A well-designed natural mosquito trap is not about spraying less and hoping for the best. It is about controlling mosquitoes in a targeted way that reduces exposure for your family while still putting real pressure on the pest population. That is a different philosophy from blanket chemical treatment, but different is not the same as weaker.
In fact, many homeowners prefer targeted trapping because it fits real life better. You can protect a patio, garden path, play area, or pool deck without coating every surface in something you would rather not have around bare feet and pet paws.
When a trap is enough, and when it is not
For small to medium backyard spaces with moderate mosquito pressure, one or more well-placed traps plus basic cleanup can make a noticeable difference. If your main problem is evening biting near a deck or patio, this approach often gets you much closer to peace.
But there are trade-offs. If your property backs up to woods, has heavy moisture, or sits near a pond or drainage area, mosquitoes may keep migrating in from outside your control. In that case, a trap still helps, but expectations should be grounded in reality. You are reducing pressure, not building an invisible force field.
That is also where layered protection makes sense. A trap can be the anchor, while barriers, fans, and simple yard maintenance help close the gap. If your backyard is a bug magnet, one tool is good. A smarter setup is better.
The best backyard trap strategy is boringly effective
People love dramatic fixes. Mosquito control is usually more about consistency.
Use traps early in the season before mosquito numbers explode. Keep them maintained.
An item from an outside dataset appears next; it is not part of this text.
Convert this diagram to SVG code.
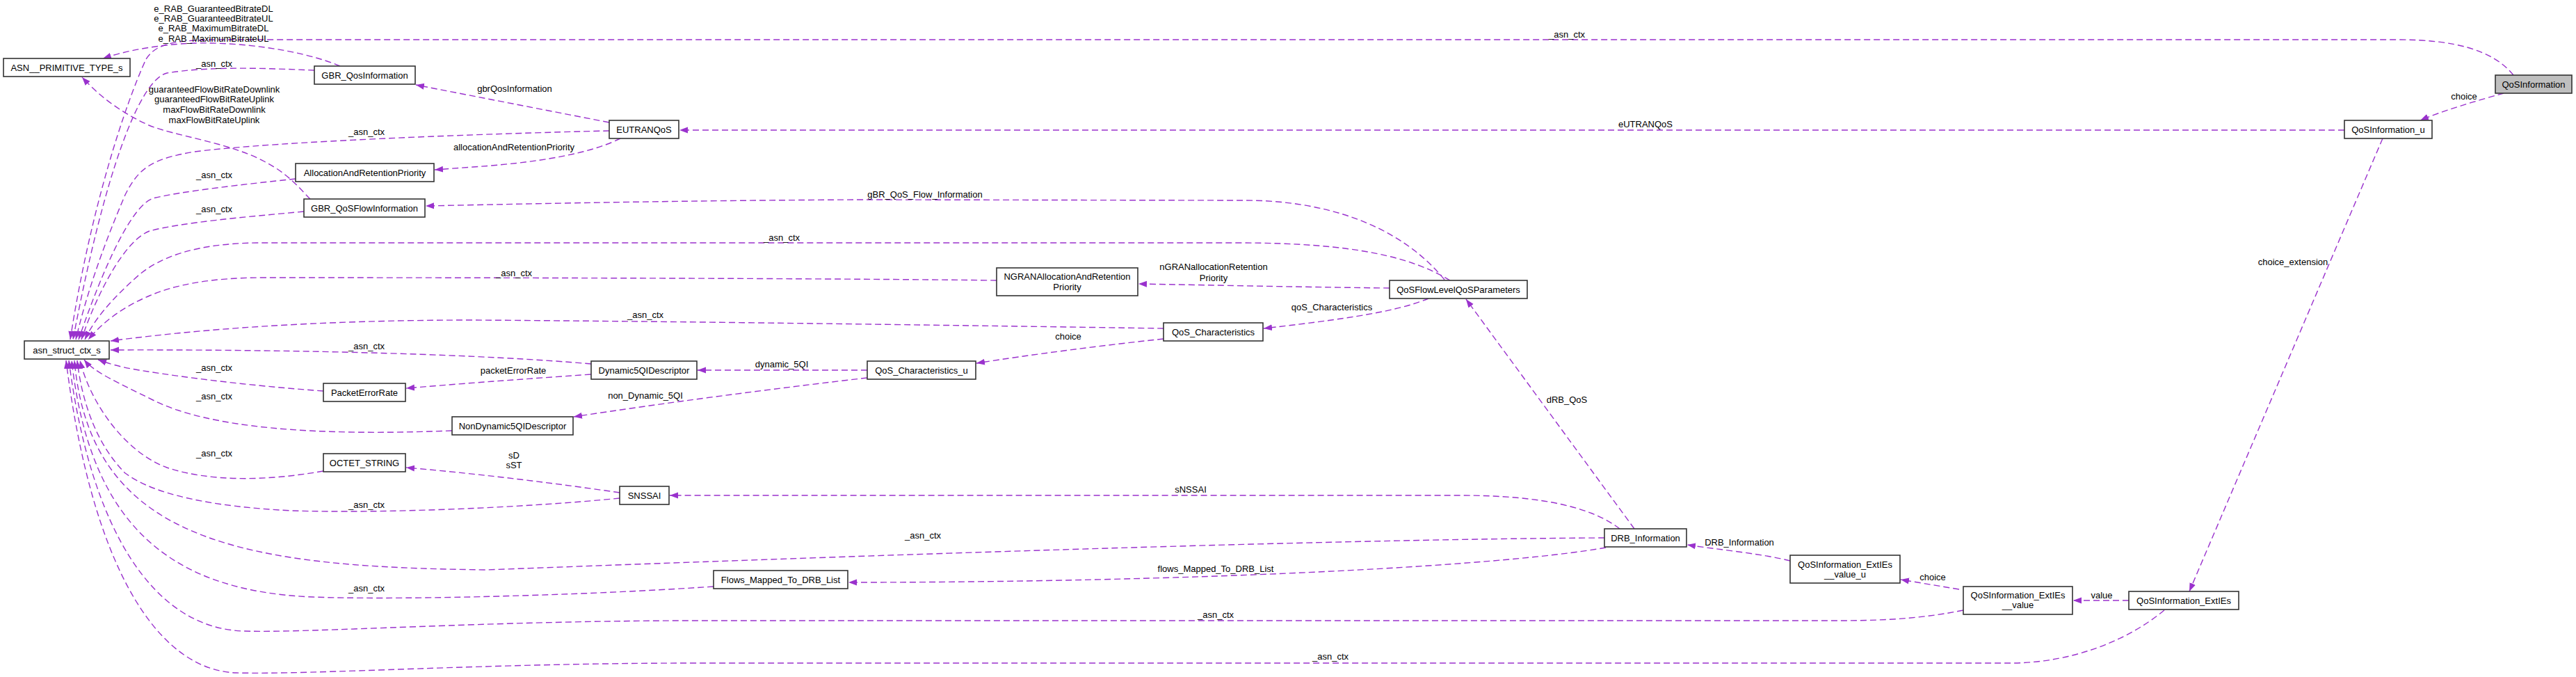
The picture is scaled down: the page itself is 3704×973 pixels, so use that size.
<svg xmlns="http://www.w3.org/2000/svg" width="3704" height="973" viewBox="0 0 3704 973">
<style>
text{font-family:"Liberation Sans",Arial,sans-serif;font-size:13px;fill:#000}
.n rect{fill:#fff;stroke:#333;stroke-width:1.6}
.n text{text-anchor:middle}
.root rect{fill:#bfbfbf}
#edges path{fill:none;stroke:#9a32cd;stroke-width:1.4;stroke-dasharray:9,5;marker-end:url(#a)}
#edges text{text-anchor:middle}
</style>
<defs>
<marker id="a" markerWidth="13" markerHeight="10" refX="12" refY="5" orient="auto" markerUnits="userSpaceOnUse"><path d="M0,0.5 L12,5 L0,9.5 z" fill="#9a32cd" stroke="none"/></marker>
</defs>
<rect width="3704" height="973" fill="#fff"/>
<g id="edges">
<!-- _asn_ctx edges to asn_struct_ctx_s -->
<path d="M3614,108 C3585,72 3530,57 3447,57 L330,57 C250,57 225,62 210,85 C180,150 130,300 101,488"/>
<path d="M452,101 C380,98 300,95 240,105 C200,115 150,250 105,488"/>
<path d="M876,188 C700,192 400,203 280,218 C220,228 200,240 180,280 C150,350 125,420 109,488"/>
<path d="M425,257 C350,265 260,275 220,285 C190,295 150,380 113,488"/>
<path d="M437,304 C350,312 260,320 215,332 C180,345 140,420 117,488"/>
<path d="M2085,403 C2030,370 1950,349 1780,349 L370,349 C280,350 230,370 200,395 C160,430 135,460 122,488"/>
<path d="M1433,403 C1200,400 700,399 380,399 C300,399 250,410 215,425 C180,440 150,460 127,488"/>
<path d="M1673,472 C1400,468 1000,462 680,460 C450,460 280,474 159,490"/>
<path d="M850,523 C700,510 450,502 159,503"/>
<path d="M465,562 C380,556 280,545 200,532 C170,527 155,522 141,517"/>
<path d="M650,619 C450,627 300,615 220,575 C170,550 135,535 121,517"/>
<path d="M465,677 C380,692 300,692 240,672 C180,650 130,580 115,518"/>
<path d="M891,716 C750,730 550,738 420,734 C300,728 220,710 180,680 C140,640 118,580 111,518"/>
<path d="M2307,773 C1900,775 1200,800 700,819 C350,815 130,780 107,518"/>
<path d="M1026,843 C800,858 550,862 450,858 C250,850 130,760 103,518"/>
<path d="M2823,877 C2760,890 2700,892 2640,892 L1000,892 C700,892 450,910 350,907 C220,903 130,760 99,518"/>
<path d="M3112,877 C3060,920 2980,953 2890,953 L1000,953 C700,953 450,970 340,967 C220,963 130,800 95,518"/>
<!-- ASN__PRIMITIVE_TYPE_s -->
<path d="M489,95 C430,70 330,58 260,63 C210,67 175,75 148,84"/>
<path d="M446,286 C430,270 415,250 380,232 C330,205 250,195 214,180 C170,160 140,135 118,111"/>
<!-- others -->
<path d="M3600,134 C3560,145 3510,160 3480,173"/>
<path d="M3371,187 L977,187"/>
<path d="M3426,199 L3148,850"/>
<path d="M876,176 L598,122"/>
<path d="M892,199 C860,215 800,232 680,240 L625,244"/>
<path d="M2077,402 C2010,320 1900,288 1790,288 L1240,287 C1000,288 800,292 612,296"/>
<path d="M1998,414 C1900,413 1750,410 1637,408"/>
<path d="M2054,429 C2020,443 1970,455 1817,472"/>
<path d="M1673,487 C1580,497 1480,510 1404,522"/>
<path d="M1247,532 L1003,532"/>
<path d="M1247,543 C1100,560 950,580 825,599"/>
<path d="M850,538 C750,545 680,550 584,558"/>
<path d="M891,708 C800,695 700,682 584,672"/>
<path d="M2329,760 C2290,730 2220,712 2100,712 L963,712"/>
<path d="M2309,787 C2150,815 1700,837 1220,837"/>
<path d="M2350,760 L2108,430"/>
<path d="M2574,806 C2530,795 2470,790 2426,783"/>
<path d="M2817,847 L2733,833"/>
<path d="M3061,863 L2981,863"/>
<!-- labels -->
<text x="2253" y="53.5">_asn_ctx</text>
<text x="308" y="95.5">_asn_ctx</text>
<text x="527" y="193.5">_asn_ctx</text>
<text x="308" y="255.5">_asn_ctx</text>
<text x="308" y="304.5">_asn_ctx</text>
<text x="1124" y="345.5">_asn_ctx</text>
<text x="739" y="396.5">_asn_ctx</text>
<text x="928" y="456.5">_asn_ctx</text>
<text x="527" y="501.5">_asn_ctx</text>
<text x="308" y="532.5">_asn_ctx</text>
<text x="308" y="573.5">_asn_ctx</text>
<text x="308" y="655.5">_asn_ctx</text>
<text x="527" y="729.5">_asn_ctx</text>
<text x="1327" y="773.5">_asn_ctx</text>
<text x="527" y="849.5">_asn_ctx</text>
<text x="1748" y="887.5">_asn_ctx</text>
<text x="1913" y="947.5">_asn_ctx</text>
<text x="307" y="16.5">e_RAB_GuaranteedBitrateDL</text>
<text x="307" y="30.5">e_RAB_GuaranteedBitrateUL</text>
<text x="307" y="44.5">e_RAB_MaximumBitrateDL</text>
<text x="307" y="59.5">e_RAB_MaximumBitrateUL</text>
<text x="308" y="132.5">guaranteedFlowBitRateDownlink</text>
<text x="308" y="146.5">guaranteedFlowBitRateUplink</text>
<text x="308" y="161.5">maxFlowBitRateDownlink</text>
<text x="308" y="176.5">maxFlowBitRateUplink</text>
<text x="3543" y="142.5">choice</text>
<text x="2366" y="182.5">eUTRANQoS</text>
<text x="3297" y="380.5">choice_extension</text>
<text x="740" y="131.5">gbrQosInformation</text>
<text x="739" y="215.5">allocationAndRetentionPriority</text>
<text x="1330" y="283.5">gBR_QoS_Flow_Information</text>
<text x="1745" y="387.5">nGRANallocationRetention</text>
<text x="1745" y="403.5">Priority</text>
<text x="1915" y="445.5">qoS_Characteristics</text>
<text x="1536" y="487.5">choice</text>
<text x="1124" y="527.5">dynamic_5QI</text>
<text x="928" y="572.5">non_Dynamic_5QI</text>
<text x="738" y="536.5">packetErrorRate</text>
<text x="739" y="658.5">sD</text>
<text x="739" y="672.5">sST</text>
<text x="1712" y="707.5">sNSSAI</text>
<text x="1748" y="821.5">flows_Mapped_To_DRB_List</text>
<text x="2253" y="578.5">dRB_QoS</text>
<text x="2501" y="783.5">DRB_Information</text>
<text x="2779" y="833.5">choice</text>
<text x="3022" y="859.5">value</text>
</g>
<g id="QoSInformation" class="n root"><rect x="3588" y="108" width="110" height="26"/><text x="3643" y="125.5">QoSInformation</text></g>
<g id="QoSInformation_u" class="n"><rect x="3371" y="173" width="126" height="26"/><text x="3434" y="190.5">QoSInformation_u</text></g>
<g id="EUTRANQoS" class="n"><rect x="876" y="173" width="100" height="26"/><text x="926" y="190.5">EUTRANQoS</text></g>
<g id="GBR_QosInformation" class="n"><rect x="452" y="95" width="145" height="26"/><text x="524.5" y="112.5">GBR_QosInformation</text></g>
<g id="ASN__PRIMITIVE_TYPE_s" class="n"><rect x="5" y="84" width="182" height="26"/><text x="96" y="101.5">ASN__PRIMITIVE_TYPE_s</text></g>
<g id="AllocationAndRetentionPriority" class="n"><rect x="425" y="235" width="199" height="26"/><text x="524.5" y="252.5">AllocationAndRetentionPriority</text></g>
<g id="GBR_QoSFlowInformation" class="n"><rect x="437" y="286" width="174" height="26"/><text x="524" y="303.5">GBR_QoSFlowInformation</text></g>
<g id="asn_struct_ctx_s" class="n"><rect x="35" y="490" width="122" height="26"/><text x="96" y="507.5">asn_struct_ctx_s</text></g>
<g id="NGRANAllocationAndRetentionPriority" class="n"><rect x="1433" y="385" width="203" height="40"/><text x="1534.5" y="401.5">NGRANAllocationAndRetention</text><text x="1534.5" y="416.5">Priority</text></g>
<g id="QoSFlowLevelQoSParameters" class="n"><rect x="1998" y="403" width="198" height="26"/><text x="2097" y="420.5">QoSFlowLevelQoSParameters</text></g>
<g id="QoS_Characteristics" class="n"><rect x="1673" y="464" width="143" height="26"/><text x="1744.5" y="481.5">QoS_Characteristics</text></g>
<g id="QoS_Characteristics_u" class="n"><rect x="1247" y="519" width="156" height="26"/><text x="1325" y="536.5">QoS_Characteristics_u</text></g>
<g id="Dynamic5QIDescriptor" class="n"><rect x="850" y="519" width="152" height="26"/><text x="926" y="536.5">Dynamic5QIDescriptor</text></g>
<g id="PacketErrorRate" class="n"><rect x="465" y="551" width="118" height="26"/><text x="524" y="568.5">PacketErrorRate</text></g>
<g id="NonDynamic5QIDescriptor" class="n"><rect x="650" y="599" width="174" height="26"/><text x="737" y="616.5">NonDynamic5QIDescriptor</text></g>
<g id="OCTET_STRING" class="n"><rect x="465" y="652" width="118" height="26"/><text x="524" y="669.5">OCTET_STRING</text></g>
<g id="SNSSAI" class="n"><rect x="891" y="699" width="71" height="26"/><text x="926.5" y="716.5">SNSSAI</text></g>
<g id="DRB_Information" class="n"><rect x="2307" y="760" width="118" height="26"/><text x="2366" y="777.5">DRB_Information</text></g>
<g id="Flows_Mapped_To_DRB_List" class="n"><rect x="1026" y="820" width="193" height="26"/><text x="1122.5" y="837.5">Flows_Mapped_To_DRB_List</text></g>
<g id="QoSInformation_ExtIEs__value_u" class="n"><rect x="2574" y="798" width="158" height="40"/><text x="2653" y="815.5">QoSInformation_ExtIEs</text><text x="2653" y="829.5">__value_u</text></g>
<g id="QoSInformation_ExtIEs__value" class="n"><rect x="2823" y="843" width="157" height="40"/><text x="2901.5" y="859.5">QoSInformation_ExtIEs</text><text x="2901.5" y="873.5">__value</text></g>
<g id="QoSInformation_ExtIEs" class="n"><rect x="3061" y="850" width="158" height="26"/><text x="3140" y="867.5">QoSInformation_ExtIEs</text></g>
</svg>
Place them where mosquitoes live, not where your guests eat. Remove standing water every few days. Cut back dense vegetation around sitting areas. If you use natural barriers or companion products, use them as support instead of a substitute for the trap.
That steady approach tends to outperform last-minute panic buying after everybody is already getting chewed up.
What families and pet owners should prioritize
If your backyard doubles as a play zone, dog run, or summer dinner spot, safety has to be part of the decision. A natural mosquito trap for backyard use should help reduce bites without adding stress about residues, strong odors, or contact risks around the spaces your family actually uses.
That does not mean every natural product is automatically pet-safe in every form or every placement. Read the usage directions, think about where curious hands and noses go, and choose solutions designed for shared outdoor living. The best products solve the mosquito problem without creating a new one.
This is one reason brands like Aion Products connect with homeowners who are tired of choosing between comfort and caution. People want effective bug control, but they also want to let the kids play and the dog sprawl on the patio without feeling like the yard was just treated like an industrial site.
The trap should fit how you use your yard
A backyard that hosts birthday parties has different needs than a quiet garden or a rental property courtyard. If your biggest issue is a seating area, target the perimeter around that zone. If mosquitoes build up near landscaping or a fence line, start there. If you are trying to protect a wider space, you may need more than one trap and a little patience.
That is the real mindset shift. Do not shop for a miracle. Shop for a solution that fits your space, your habits, and your tolerance for upkeep.
The good news is that reclaiming a yard from mosquitoes does not have to involve fogging everything in sight. A well-placed natural trap, paired with a little backyard cleanup and realistic expectations, can make outdoor time a lot less itchy and a lot more enjoyable. And when the mosquitoes stop crashing dinner, your backyard finally gets to be your backyard again.